(Charts and diagrams as code)
_ _ _ _ _
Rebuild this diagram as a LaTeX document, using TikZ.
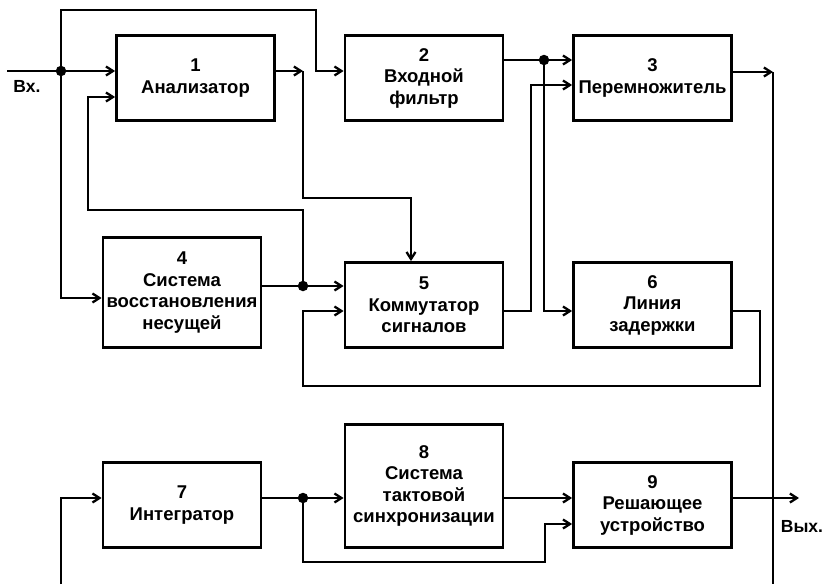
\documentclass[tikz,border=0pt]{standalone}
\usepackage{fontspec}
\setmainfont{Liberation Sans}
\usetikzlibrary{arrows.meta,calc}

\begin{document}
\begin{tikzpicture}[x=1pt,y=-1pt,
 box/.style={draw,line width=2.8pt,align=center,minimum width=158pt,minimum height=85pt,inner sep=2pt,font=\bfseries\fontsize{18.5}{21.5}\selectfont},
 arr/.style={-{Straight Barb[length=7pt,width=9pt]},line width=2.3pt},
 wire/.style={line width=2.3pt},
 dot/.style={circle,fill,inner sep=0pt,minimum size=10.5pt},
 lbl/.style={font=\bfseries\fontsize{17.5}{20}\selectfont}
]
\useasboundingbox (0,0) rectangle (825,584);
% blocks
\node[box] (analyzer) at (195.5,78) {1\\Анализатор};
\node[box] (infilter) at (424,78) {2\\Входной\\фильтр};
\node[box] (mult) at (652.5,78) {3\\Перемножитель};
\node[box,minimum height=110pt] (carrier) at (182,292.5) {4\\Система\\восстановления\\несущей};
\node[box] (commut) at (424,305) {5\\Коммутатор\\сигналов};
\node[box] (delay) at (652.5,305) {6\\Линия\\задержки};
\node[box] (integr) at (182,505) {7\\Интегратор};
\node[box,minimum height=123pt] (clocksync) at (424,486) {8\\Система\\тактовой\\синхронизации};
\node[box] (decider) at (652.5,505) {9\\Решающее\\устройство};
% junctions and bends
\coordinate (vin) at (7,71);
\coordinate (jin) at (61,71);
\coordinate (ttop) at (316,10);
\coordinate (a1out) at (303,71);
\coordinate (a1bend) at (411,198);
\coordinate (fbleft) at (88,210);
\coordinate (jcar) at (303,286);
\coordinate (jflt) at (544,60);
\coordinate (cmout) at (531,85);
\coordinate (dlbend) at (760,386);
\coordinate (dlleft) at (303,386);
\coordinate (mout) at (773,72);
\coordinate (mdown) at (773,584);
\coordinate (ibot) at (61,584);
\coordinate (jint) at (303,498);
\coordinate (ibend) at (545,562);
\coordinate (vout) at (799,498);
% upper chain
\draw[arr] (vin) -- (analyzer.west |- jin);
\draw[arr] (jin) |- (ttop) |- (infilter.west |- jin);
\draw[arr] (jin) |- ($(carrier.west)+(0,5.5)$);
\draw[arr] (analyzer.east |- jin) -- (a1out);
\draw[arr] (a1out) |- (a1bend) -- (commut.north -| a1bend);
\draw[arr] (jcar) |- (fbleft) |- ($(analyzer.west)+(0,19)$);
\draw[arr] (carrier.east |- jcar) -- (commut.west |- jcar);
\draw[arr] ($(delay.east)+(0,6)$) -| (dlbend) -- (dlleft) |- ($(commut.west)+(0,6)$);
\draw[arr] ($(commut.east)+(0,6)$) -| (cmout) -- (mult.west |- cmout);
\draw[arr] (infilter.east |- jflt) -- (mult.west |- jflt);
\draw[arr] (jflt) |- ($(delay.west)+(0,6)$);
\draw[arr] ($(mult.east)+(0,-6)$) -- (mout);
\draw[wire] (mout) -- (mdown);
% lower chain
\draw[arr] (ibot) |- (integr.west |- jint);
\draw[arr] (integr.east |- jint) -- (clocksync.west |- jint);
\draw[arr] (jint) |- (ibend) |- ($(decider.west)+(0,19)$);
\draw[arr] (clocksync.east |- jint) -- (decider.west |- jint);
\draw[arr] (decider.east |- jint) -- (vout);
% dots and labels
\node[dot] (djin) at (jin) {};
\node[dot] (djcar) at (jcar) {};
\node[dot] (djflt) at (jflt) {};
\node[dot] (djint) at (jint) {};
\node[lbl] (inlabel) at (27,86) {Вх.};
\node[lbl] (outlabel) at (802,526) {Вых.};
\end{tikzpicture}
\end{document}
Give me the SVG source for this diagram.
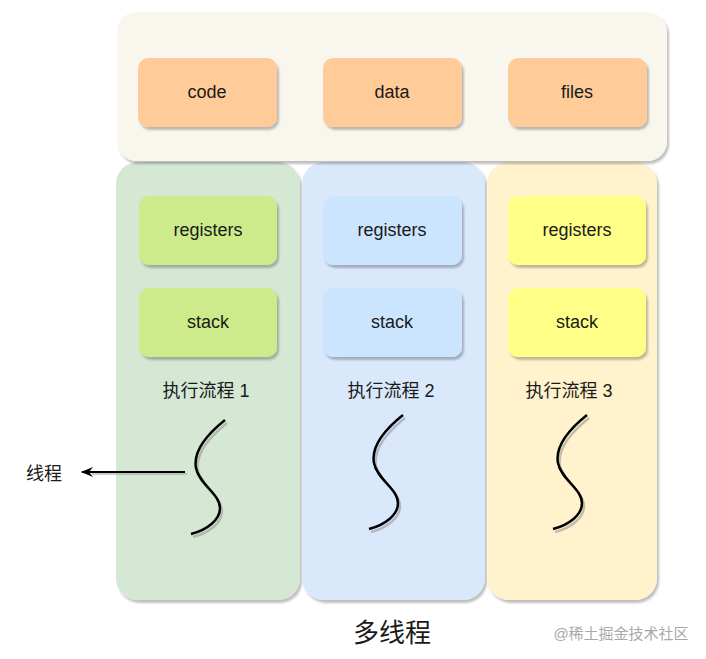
_ _ _ _ _
Task: Find every line that has "this" in it, then return those lines.

Output of the exercise:
Rebuild this diagram as a LaTeX document, using TikZ.
Give me the SVG source for this diagram.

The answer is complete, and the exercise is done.